Sona, 26, was the only person charged with planning and setting loose a misleading robocall that hit 6,000 voters in Guelph in an attempt to keep them from casting ballots in the May 2, 2011, federal election. He was found guilty in August and faces a maximum penalty of five years in prison and a $5,000 fine.
The Ottawa Citizen first reported the investigation by Elections Canada at the end of February 2012, as well as the suspected link to the Conservative Party's voter database, CIMS. Sona's name was reported by another news agency soon after. He immediately quit his new job working for Conservative MP Eve Adams.
At last month's sentencing hearing, Crown prosecutor Croft Michaelson said Sona should serve 18 to 20 months in jail because of the serious nature of the offence, and the attack on the electoral process and constitutional rights.
The Crown also asked for community service, and stipulations that Sona not volunteer for political campaigns and apologize to Guelph residents.
Michaelson said Sona has shown a complete lack of remorse and has told friends he is trying to rehabilitate his reputation.
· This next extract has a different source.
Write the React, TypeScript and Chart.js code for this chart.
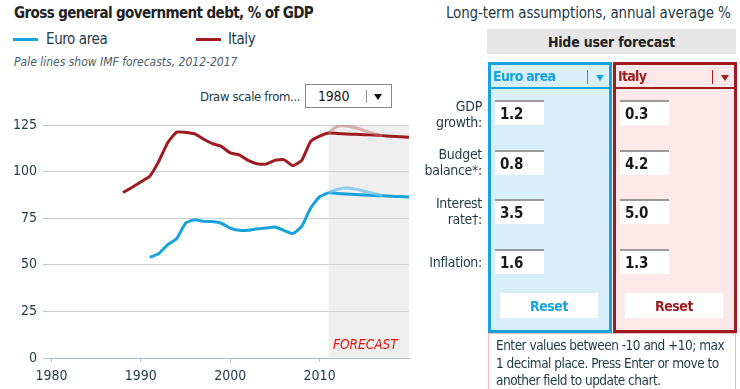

Michaelson said he needs to accept personal responsibility for his conduct.
Sona's lawyer, however, told the judge that Sona shouldn't be sentenced to jail time. Norm Boxall told the judge that the offence, while serious, is not one that requires Sona to be incarcerated for a lengthy time for the protection of society.
Others may have been involved
Boxall submitted three sentences for the judge to consider:- A suspended sentence with probation and 240 hours of community service.
- A short, sharp jail sentence of 14 to 30 days, served intermittently so he could continue to work.
- A conditional sentence of six to 12 months (served under house arrest) and community service.
Michaelson conceded he's willing to accept 18 to 20 months of house arrest, but said Sona shouldn't be allowed to work in that time.
While Sona has been found guilty, questions remain about who else may have been involved in the crime.
Judge Gary Hearn of Ontario Superior Court said in August that he is "fully satisfied" Sona at least aided or abetted those involved in what became known as the robocalls scandal, though he added he believes Sona had help from one or more people.
"The overheard conversations, Mr. Sona's inquiries of others, the matters set out in the agreed statement of facts and the disclosure in various conversations following May 2, 2011, are all factors that satisfy me beyond a reasonable doubt that Mr. Sona was involved with the creation and implementation of the scheme to direct voters to the wrong polling station on May 2, 2011," Hearn wrote in his verdict.